We have again entered the most magical time of the year, where people have classically gathered together in the short, cold days of the winter, giving cheer and fellowship to others as they looked forward to the warmth and sunshine of the near future. We give to others, we practice gratitude, and we make sure to brighten up the dark nights with twinkling lights, sacred music, and scents of the most delicious foods and deserts. The food this time of year is always the best, isn’t it? I remember being a child and watching my family heap piles of yumminess onto their plates, only to later painfully waddle off to the living room to discretely (or not!) unbutton the top button of their pants so they could sit, unrestricted, in the living room and doze off as their bodies tried to process all that holiday goodness.

Whether you plan to cook a large meal for a small group of loved ones this year, or simply do something casually for only you and your partner, over-eating doesn’t have to be on the menu. There are many reasons why dropping this one bad habit might be the healthiest choice you make this holiday season. I’ll get into those reasons in this blog post.

If we want to talk about overeating, we first have to look at the stomach and understand what it’s designed to do. Your stomach is, basically, a small sack that is meant to hold your meal temporarily. It’s roughly the size of your fist, and ideally should only hold about two and a half ounces of food in it at a time. The stomach can expand to hold about a quart of food, but the more you put in, the more you disrupt the stomach in its basic function.

The stomach is unique in that it secretes digestive enzymes, most notably hydrochloric acid (HCl). HCl breaks down proteins so that once your food reaches your intestines, that turkey you ate is now in smaller, more manageable particles that can be absorbed by your body through a healthy intestinal wall, and eventually used by your body to rebuild and repair (I want to add here that not everyone has a healthy intestinal wall or the proper amount of HCl to complete this task, but that is a topic for another day). HCl is also, on a side note, meant to acid-wash any parasites or disease that lingers on the food you eat, protecting you from taking on any internal scavengers that will use you for their own benefit.

When you overeat and overfill your little sack, you begin to disrupt this process. The stomach churns your food, rolling it around to give it a thorough dose of digestive enzymes and HCl. This breaks down the cellular membranes of the food and also gives it that proper sterilization before it moves on into your intestines. However, overeating limits the stomach’s room to churn and move, which means not everything is getting broken down, and parasites can hide and never get dealt with.
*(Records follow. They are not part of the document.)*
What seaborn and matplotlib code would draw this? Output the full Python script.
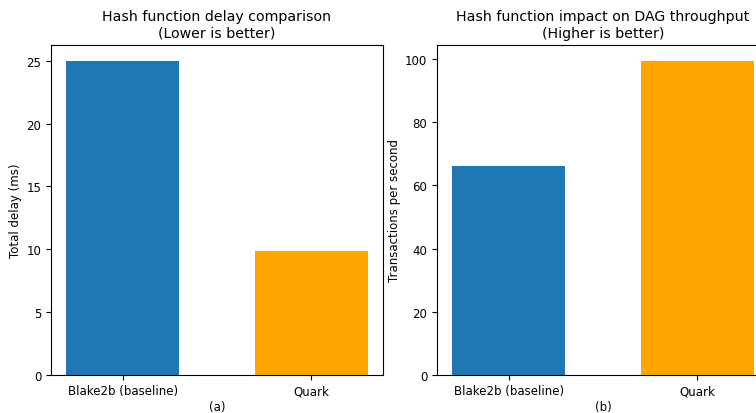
import matplotlib
matplotlib.use("Agg")
import matplotlib.pyplot as plt
import seaborn as sns
import pandas as pd

categories = ["Blake2b (baseline)", "Quark"]
delay_ms = [25.0, 9.9]
throughput_tps = [66.0, 99.4]
colors = ["#1f77b4", "#ffa500"]

fig = plt.figure(figsize=(7.56, 4.14), dpi=100)
W, H = 756, 414
ax1 = fig.add_axes([51 / W, (H - 376) / H, 332 / W, 330 / H])
ax2 = fig.add_axes([437 / W, (H - 376) / H, 332 / W, 330 / H])

df1 = pd.DataFrame({"cat": categories, "val": delay_ms})
df2 = pd.DataFrame({"cat": categories, "val": throughput_tps})

for ax, df, title, ylabel, xlabel in [
    (ax1, df1, "Hash function delay comparison\n(Lower is better)", "Total delay (ms)", "(a)"),
    (ax2, df2, "Hash function impact on DAG throughput\n(Higher is better)", "Transactions per second", "(b)"),
]:
    sns.barplot(data=df, x="cat", y="val", hue="cat", palette=colors, width=0.6,
                saturation=1, legend=False, ax=ax, linewidth=0)
    ax.set_title(title, fontsize=10.2, pad=6)
    ax.set_ylabel(ylabel, fontsize=8.5, labelpad=3)
    ax.set_xlabel(xlabel, fontsize=8.5, labelpad=2)
    ax.tick_params(axis="x", labelsize=8.5, pad=3)
    ax.tick_params(axis="y", labelsize=8.5)
    ax.set_xlim(-0.38, 1.38)

fig.savefig("out.png", dpi=100)
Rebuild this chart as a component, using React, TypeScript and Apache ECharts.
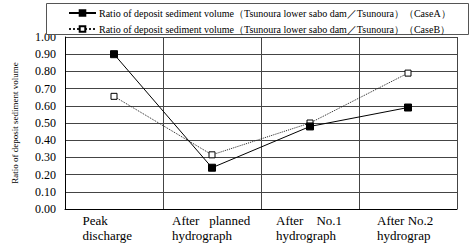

Suddenly, what should be an easy two to four-hour process becomes a sluggish eight-hour exercise in futility. Exhausted, your stomach will finally move that undigested food into your intestines, where it will now rot, ferment, and create a host of issues that can include inflammation, leaky gut, gas and bloating, and an unhealthy microbiome.

Overeating can also create problems in your esophagus. The stomach has a door in, and a door out. These are called sphincters. When you eat, the stomach will close the esophageal sphincter tightly so that none of the HCl will escape and accidentally burn the esophagus, causing acid reflux. With chronic overeating, that muscle becomes weaker because you force that door open too often. I currently know of a woman with Barrett’s Esophagus (the lining is so badly damaged from acid that she is now “pre-cancerous”), and she is scheduled for surgery. I can assure you that this is not the outcome you want to deal with someday!

So, we’ve determined that by overeating, you risk your esophageal health, your intestinal health, and you allow parasites an easier entry into your body. What else can happen? Well, since this is just a quick blog post, I’ll keep it brief. By compromising your intestinal health, you open yourself up to chronic inflammation, gout, arthritis, weight gain, a compromised immune system/autoimmune issues, yeast overgrowth, an acidic pH balance (even if you eat alkaline foods, overeating and not allowing them to digest properly will putrefy them in your intestines and turn them acidic), and toxicity issues. A healthy gut is your superpower! It’s your way of allowing your body to operate optimally, and if you compromise that system by hindering your stomach (the first step in the process), then you’ve already lost that battle.

So, be of good cheer this holiday season. Enjoy your food, but don’t over-do it. Try not to drink liquids while you eat (it dilutes stomach acids), breathe, chew mindfully long enough to liquify your food, and know that it takes twenty minutes for your belly to signal to your brain that you’ve had enough. Not only will you taste and enjoy your favorite foods more thoroughly, but this will also allow your body to truly appreciate and use that food to keep you energized, healthy, and ready to rock through the holiday nights with those you love.

I wish you all a warm and loving holiday season!